→ **Exercise requirements**
Would you write out the listing verbatim and skip every picture in it?
"""
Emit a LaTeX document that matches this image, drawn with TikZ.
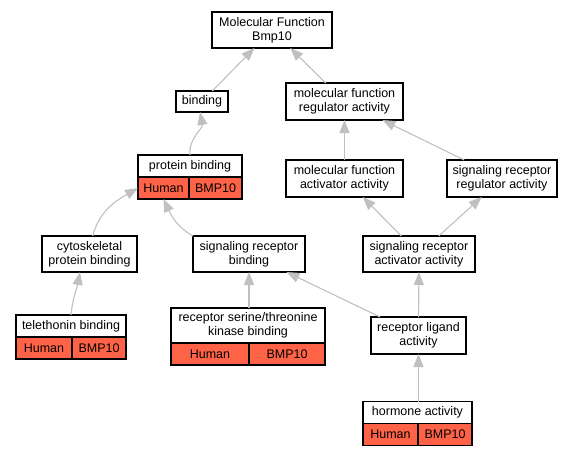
\documentclass[tikz,border=0pt]{standalone}
\usepackage{fontspec}
\setmainfont{Liberation Sans}
\usetikzlibrary{arrows.meta}
\definecolor{cellred}{HTML}{FF6347}
\definecolor{edgegray}{HTML}{C0C0C0}
\begin{document}
\begin{tikzpicture}[x=1pt, y=1pt, every node/.style={draw=black, line width=1.1pt, fill=white, align=center, inner sep=0pt, outer sep=0pt, font=\fontsize{12.5}{14}\selectfont},
cell/.style={fill=cellred, anchor=north west, minimum height=22pt},
edge/.style={edgegray, line width=1.1pt, -{Triangle[length=13pt,width=10pt]}}]
\useasboundingbox (0,0) rectangle (576,-456);

\node[minimum width=120pt, minimum height=36pt] (mf) at (272,-30) {Molecular Function\\Bmp10};
\node[minimum width=52pt, minimum height=21pt] (binding) at (202,-101.5) {binding};
\node[minimum width=117pt, minimum height=37pt] (mfreg) at (344.5,-101.5) {molecular function\\regulator activity};
\node[minimum width=104pt, minimum height=22pt] (pb) at (190,-166) {protein binding};
\node[cell, minimum width=51pt] (pbhuman) at (pb.south west) {Human};
\node[cell, minimum width=53pt] (pbbmp) at (pbhuman.north east) {BMP10};
\node[minimum width=117pt, minimum height=37pt] (mfact) at (344.5,-178.5) {molecular function\\activator activity};
\node[minimum width=110pt, minimum height=37pt] (srreg) at (502,-178.5) {signaling receptor\\regulator activity};
\node[minimum width=95pt, minimum height=36pt] (cyto) at (89.5,-254) {cytoskeletal\\protein binding};
\node[minimum width=112pt, minimum height=36pt] (srb) at (249,-254) {signaling receptor\\binding};
\node[minimum width=112pt, minimum height=36pt] (sraa) at (419,-254) {signaling receptor\\activator activity};
\node[minimum width=110pt, minimum height=22pt] (tele) at (71,-326) {telethonin binding};
\node[cell, minimum width=56pt] (telehuman) at (tele.south west) {Human};
\node[cell, minimum width=54pt] (telebmp) at (telehuman.north east) {BMP10};
\node[minimum width=154pt, minimum height=35pt] (rstk) at (248,-325.5) {receptor serine/threonine\\kinase binding};
\node[cell, minimum width=78pt] (rstkhuman) at (rstk.south west) {Human};
\node[cell, minimum width=76pt] (rstkbmp) at (rstkhuman.north east) {BMP10};
\node[minimum width=95pt, minimum height=37pt] (rla) at (418.5,-335.5) {receptor ligand\\activity};
\node[minimum width=109pt, minimum height=22pt] (horm) at (417.5,-412.5) {hormone activity};
\node[cell, minimum width=55pt] (hormhuman) at (horm.south west) {Human};
\node[cell, minimum width=54pt] (hormbmp) at (hormhuman.north east) {BMP10};

% is_a edges
\draw[edge] (binding) -- (mf);
\draw[edge] (mfreg) -- (mf);
\draw[edge] (pb.north) to[out=95, in=-80] (binding.-100);
\draw[edge] (mfact) -- (mfreg);
\draw[edge] (srreg) -- (mfreg);
\draw[edge] (cyto.80) to[out=75, in=210] (pbhuman.west);
\draw[edge] (srb.north west) to[out=150, in=-65] (pbhuman.south);
\draw[edge] (sraa) -- (mfact);
\draw[edge] (sraa) -- (srreg);
\draw[edge] (tele.north) to[out=85, in=-100] (cyto.-118);
\draw[edge] (rstk.north -| srb) -- (srb);
\draw[edge] (rla) -- (srb);
\draw[edge] (rla) -- (sraa);
\draw[edge] (horm.north -| rla) -- (rla);
\end{tikzpicture}
\end{document}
"""
→ **Output of the exercise**
Emit a LaTeX document that matches this image, drawn with TikZ.
\documentclass[tikz,border=0pt]{standalone}
\usepackage{fontspec}
\setmainfont{Liberation Sans}
\usetikzlibrary{arrows.meta}
\definecolor{cellred}{HTML}{FF6347}
\definecolor{edgegray}{HTML}{C0C0C0}
\begin{document}
\begin{tikzpicture}[x=1pt, y=1pt, every node/.style={draw=black, line width=1.1pt, fill=white, align=center, inner sep=0pt, outer sep=0pt, font=\fontsize{12.5}{14}\selectfont},
cell/.style={fill=cellred, anchor=north west, minimum height=22pt},
edge/.style={edgegray, line width=1.1pt, -{Triangle[length=13pt,width=10pt]}}]
\useasboundingbox (0,0) rectangle (576,-456);

\node[minimum width=120pt, minimum height=36pt] (mf) at (272,-30) {Molecular Function\\Bmp10};
\node[minimum width=52pt, minimum height=21pt] (binding) at (202,-101.5) {binding};
\node[minimum width=117pt, minimum height=37pt] (mfreg) at (344.5,-101.5) {molecular function\\regulator activity};
\node[minimum width=104pt, minimum height=22pt] (pb) at (190,-166) {protein binding};
\node[cell, minimum width=51pt] (pbhuman) at (pb.south west) {Human};
\node[cell, minimum width=53pt] (pbbmp) at (pbhuman.north east) {BMP10};
\node[minimum width=117pt, minimum height=37pt] (mfact) at (344.5,-178.5) {molecular function\\activator activity};
\node[minimum width=110pt, minimum height=37pt] (srreg) at (502,-178.5) {signaling receptor\\regulator activity};
\node[minimum width=95pt, minimum height=36pt] (cyto) at (89.5,-254) {cytoskeletal\\protein binding};
\node[minimum width=112pt, minimum height=36pt] (srb) at (249,-254) {signaling receptor\\binding};
\node[minimum width=112pt, minimum height=36pt] (sraa) at (419,-254) {signaling receptor\\activator activity};
\node[minimum width=110pt, minimum height=22pt] (tele) at (71,-326) {telethonin binding};
\node[cell, minimum width=56pt] (telehuman) at (tele.south west) {Human};
\node[cell, minimum width=54pt] (telebmp) at (telehuman.north east) {BMP10};
\node[minimum width=154pt, minimum height=35pt] (rstk) at (248,-325.5) {receptor serine/threonine\\kinase binding};
\node[cell, minimum width=78pt] (rstkhuman) at (rstk.south west) {Human};
\node[cell, minimum width=76pt] (rstkbmp) at (rstkhuman.north east) {BMP10};
\node[minimum width=95pt, minimum height=37pt] (rla) at (418.5,-335.5) {receptor ligand\\activity};
\node[minimum width=109pt, minimum height=22pt] (horm) at (417.5,-412.5) {hormone activity};
\node[cell, minimum width=55pt] (hormhuman) at (horm.south west) {Human};
\node[cell, minimum width=54pt] (hormbmp) at (hormhuman.north east) {BMP10};

% is_a edges
\draw[edge] (binding) -- (mf);
\draw[edge] (mfreg) -- (mf);
\draw[edge] (pb.north) to[out=95, in=-80] (binding.-100);
\draw[edge] (mfact) -- (mfreg);
\draw[edge] (srreg) -- (mfreg);
\draw[edge] (cyto.80) to[out=75, in=210] (pbhuman.west);
\draw[edge] (srb.north west) to[out=150, in=-65] (pbhuman.south);
\draw[edge] (sraa) -- (mfact);
\draw[edge] (sraa) -- (srreg);
\draw[edge] (tele.north) to[out=85, in=-100] (cyto.-118);
\draw[edge] (rstk.north -| srb) -- (srb);
\draw[edge] (rla) -- (srb);
\draw[edge] (rla) -- (sraa);
\draw[edge] (horm.north -| rla) -- (rla);
\end{tikzpicture}
\end{document}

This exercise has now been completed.